# Required work
Reproduce the material word for word; the images stay out.

# Information provided
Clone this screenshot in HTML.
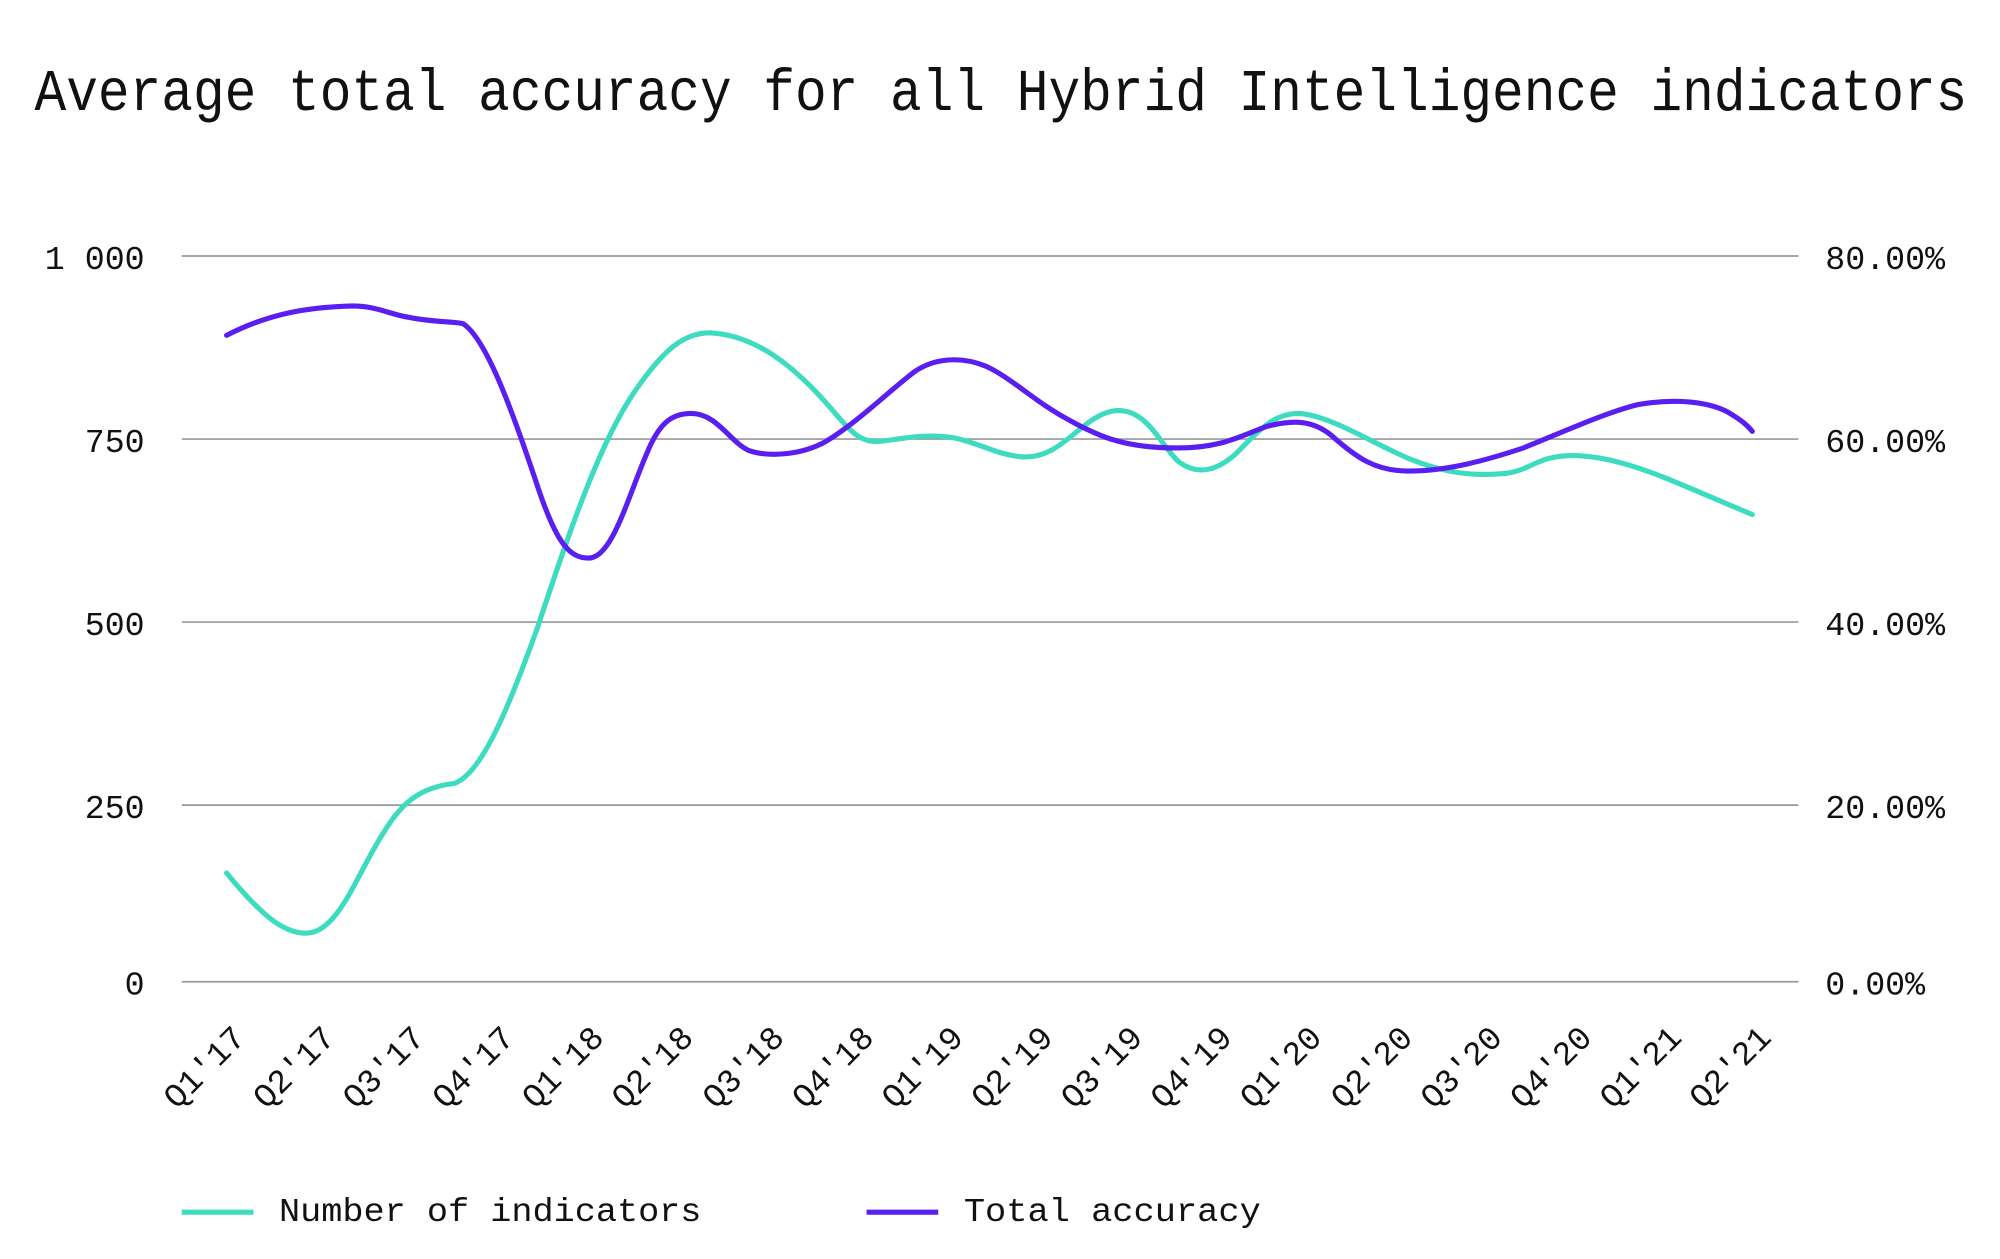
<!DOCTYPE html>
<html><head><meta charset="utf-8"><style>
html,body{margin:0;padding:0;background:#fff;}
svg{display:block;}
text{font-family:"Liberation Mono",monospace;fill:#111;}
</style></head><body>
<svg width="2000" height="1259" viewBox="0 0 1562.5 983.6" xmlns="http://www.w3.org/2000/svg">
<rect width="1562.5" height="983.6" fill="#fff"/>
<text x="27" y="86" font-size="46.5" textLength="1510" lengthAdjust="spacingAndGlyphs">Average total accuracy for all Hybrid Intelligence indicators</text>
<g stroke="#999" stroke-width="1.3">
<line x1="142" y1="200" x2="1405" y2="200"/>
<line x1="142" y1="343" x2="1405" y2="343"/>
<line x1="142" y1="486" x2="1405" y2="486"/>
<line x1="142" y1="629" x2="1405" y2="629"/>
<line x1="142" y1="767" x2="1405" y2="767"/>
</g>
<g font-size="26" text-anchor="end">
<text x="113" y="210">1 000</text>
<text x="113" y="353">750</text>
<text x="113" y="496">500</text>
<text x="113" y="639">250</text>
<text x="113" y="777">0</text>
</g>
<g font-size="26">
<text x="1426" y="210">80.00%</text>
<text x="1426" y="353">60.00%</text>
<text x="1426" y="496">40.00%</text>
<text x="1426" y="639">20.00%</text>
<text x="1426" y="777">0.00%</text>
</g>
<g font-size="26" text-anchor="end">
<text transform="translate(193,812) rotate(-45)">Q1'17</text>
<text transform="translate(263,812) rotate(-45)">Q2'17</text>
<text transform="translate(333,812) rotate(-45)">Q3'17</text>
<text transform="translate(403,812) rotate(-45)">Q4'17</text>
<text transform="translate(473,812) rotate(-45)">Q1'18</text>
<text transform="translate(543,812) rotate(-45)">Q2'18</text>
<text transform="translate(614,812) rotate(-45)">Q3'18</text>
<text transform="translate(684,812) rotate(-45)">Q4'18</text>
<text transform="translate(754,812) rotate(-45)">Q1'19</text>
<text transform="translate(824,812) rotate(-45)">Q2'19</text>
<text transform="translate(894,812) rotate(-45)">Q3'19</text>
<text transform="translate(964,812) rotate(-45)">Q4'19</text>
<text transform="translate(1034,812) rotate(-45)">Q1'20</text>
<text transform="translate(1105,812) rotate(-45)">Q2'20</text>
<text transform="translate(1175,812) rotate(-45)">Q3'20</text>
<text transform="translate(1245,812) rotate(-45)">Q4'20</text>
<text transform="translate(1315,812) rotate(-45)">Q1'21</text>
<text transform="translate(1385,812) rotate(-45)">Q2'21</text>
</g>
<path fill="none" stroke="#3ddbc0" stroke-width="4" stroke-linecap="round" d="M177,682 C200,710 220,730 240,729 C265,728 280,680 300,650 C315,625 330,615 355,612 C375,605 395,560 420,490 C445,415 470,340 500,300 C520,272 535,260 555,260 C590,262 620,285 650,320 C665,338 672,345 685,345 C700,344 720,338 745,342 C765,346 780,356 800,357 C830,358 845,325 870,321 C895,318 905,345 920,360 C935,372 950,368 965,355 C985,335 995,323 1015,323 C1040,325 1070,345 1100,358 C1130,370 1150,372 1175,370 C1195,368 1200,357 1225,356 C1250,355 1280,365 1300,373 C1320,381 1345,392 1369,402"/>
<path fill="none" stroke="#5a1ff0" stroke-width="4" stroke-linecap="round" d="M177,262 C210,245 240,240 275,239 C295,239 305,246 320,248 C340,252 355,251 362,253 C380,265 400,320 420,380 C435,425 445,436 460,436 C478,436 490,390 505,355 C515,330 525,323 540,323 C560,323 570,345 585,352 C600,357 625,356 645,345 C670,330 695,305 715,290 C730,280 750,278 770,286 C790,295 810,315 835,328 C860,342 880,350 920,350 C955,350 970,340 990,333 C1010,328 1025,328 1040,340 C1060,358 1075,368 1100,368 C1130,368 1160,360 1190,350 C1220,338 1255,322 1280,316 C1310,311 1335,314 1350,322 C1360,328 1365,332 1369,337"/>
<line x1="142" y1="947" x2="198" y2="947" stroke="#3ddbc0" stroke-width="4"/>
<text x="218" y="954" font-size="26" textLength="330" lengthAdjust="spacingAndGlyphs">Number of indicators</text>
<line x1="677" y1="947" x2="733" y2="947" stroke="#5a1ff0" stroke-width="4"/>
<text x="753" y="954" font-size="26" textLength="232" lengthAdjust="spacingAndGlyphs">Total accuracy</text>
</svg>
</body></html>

# Task answer
Clone this screenshot in HTML.
<!DOCTYPE html>
<html><head><meta charset="utf-8"><style>
html,body{margin:0;padding:0;background:#fff;}
svg{display:block;}
text{font-family:"Liberation Mono",monospace;fill:#111;}
</style></head><body>
<svg width="2000" height="1259" viewBox="0 0 1562.5 983.6" xmlns="http://www.w3.org/2000/svg">
<rect width="1562.5" height="983.6" fill="#fff"/>
<text x="27" y="86" font-size="46.5" textLength="1510" lengthAdjust="spacingAndGlyphs">Average total accuracy for all Hybrid Intelligence indicators</text>
<g stroke="#999" stroke-width="1.3">
<line x1="142" y1="200" x2="1405" y2="200"/>
<line x1="142" y1="343" x2="1405" y2="343"/>
<line x1="142" y1="486" x2="1405" y2="486"/>
<line x1="142" y1="629" x2="1405" y2="629"/>
<line x1="142" y1="767" x2="1405" y2="767"/>
</g>
<g font-size="26" text-anchor="end">
<text x="113" y="210">1 000</text>
<text x="113" y="353">750</text>
<text x="113" y="496">500</text>
<text x="113" y="639">250</text>
<text x="113" y="777">0</text>
</g>
<g font-size="26">
<text x="1426" y="210">80.00%</text>
<text x="1426" y="353">60.00%</text>
<text x="1426" y="496">40.00%</text>
<text x="1426" y="639">20.00%</text>
<text x="1426" y="777">0.00%</text>
</g>
<g font-size="26" text-anchor="end">
<text transform="translate(193,812) rotate(-45)">Q1'17</text>
<text transform="translate(263,812) rotate(-45)">Q2'17</text>
<text transform="translate(333,812) rotate(-45)">Q3'17</text>
<text transform="translate(403,812) rotate(-45)">Q4'17</text>
<text transform="translate(473,812) rotate(-45)">Q1'18</text>
<text transform="translate(543,812) rotate(-45)">Q2'18</text>
<text transform="translate(614,812) rotate(-45)">Q3'18</text>
<text transform="translate(684,812) rotate(-45)">Q4'18</text>
<text transform="translate(754,812) rotate(-45)">Q1'19</text>
<text transform="translate(824,812) rotate(-45)">Q2'19</text>
<text transform="translate(894,812) rotate(-45)">Q3'19</text>
<text transform="translate(964,812) rotate(-45)">Q4'19</text>
<text transform="translate(1034,812) rotate(-45)">Q1'20</text>
<text transform="translate(1105,812) rotate(-45)">Q2'20</text>
<text transform="translate(1175,812) rotate(-45)">Q3'20</text>
<text transform="translate(1245,812) rotate(-45)">Q4'20</text>
<text transform="translate(1315,812) rotate(-45)">Q1'21</text>
<text transform="translate(1385,812) rotate(-45)">Q2'21</text>
</g>
<path fill="none" stroke="#3ddbc0" stroke-width="4" stroke-linecap="round" d="M177,682 C200,710 220,730 240,729 C265,728 280,680 300,650 C315,625 330,615 355,612 C375,605 395,560 420,490 C445,415 470,340 500,300 C520,272 535,260 555,260 C590,262 620,285 650,320 C665,338 672,345 685,345 C700,344 720,338 745,342 C765,346 780,356 800,357 C830,358 845,325 870,321 C895,318 905,345 920,360 C935,372 950,368 965,355 C985,335 995,323 1015,323 C1040,325 1070,345 1100,358 C1130,370 1150,372 1175,370 C1195,368 1200,357 1225,356 C1250,355 1280,365 1300,373 C1320,381 1345,392 1369,402"/>
<path fill="none" stroke="#5a1ff0" stroke-width="4" stroke-linecap="round" d="M177,262 C210,245 240,240 275,239 C295,239 305,246 320,248 C340,252 355,251 362,253 C380,265 400,320 420,380 C435,425 445,436 460,436 C478,436 490,390 505,355 C515,330 525,323 540,323 C560,323 570,345 585,352 C600,357 625,356 645,345 C670,330 695,305 715,290 C730,280 750,278 770,286 C790,295 810,315 835,328 C860,342 880,350 920,350 C955,350 970,340 990,333 C1010,328 1025,328 1040,340 C1060,358 1075,368 1100,368 C1130,368 1160,360 1190,350 C1220,338 1255,322 1280,316 C1310,311 1335,314 1350,322 C1360,328 1365,332 1369,337"/>
<line x1="142" y1="947" x2="198" y2="947" stroke="#3ddbc0" stroke-width="4"/>
<text x="218" y="954" font-size="26" textLength="330" lengthAdjust="spacingAndGlyphs">Number of indicators</text>
<line x1="677" y1="947" x2="733" y2="947" stroke="#5a1ff0" stroke-width="4"/>
<text x="753" y="954" font-size="26" textLength="232" lengthAdjust="spacingAndGlyphs">Total accuracy</text>
</svg>
</body></html>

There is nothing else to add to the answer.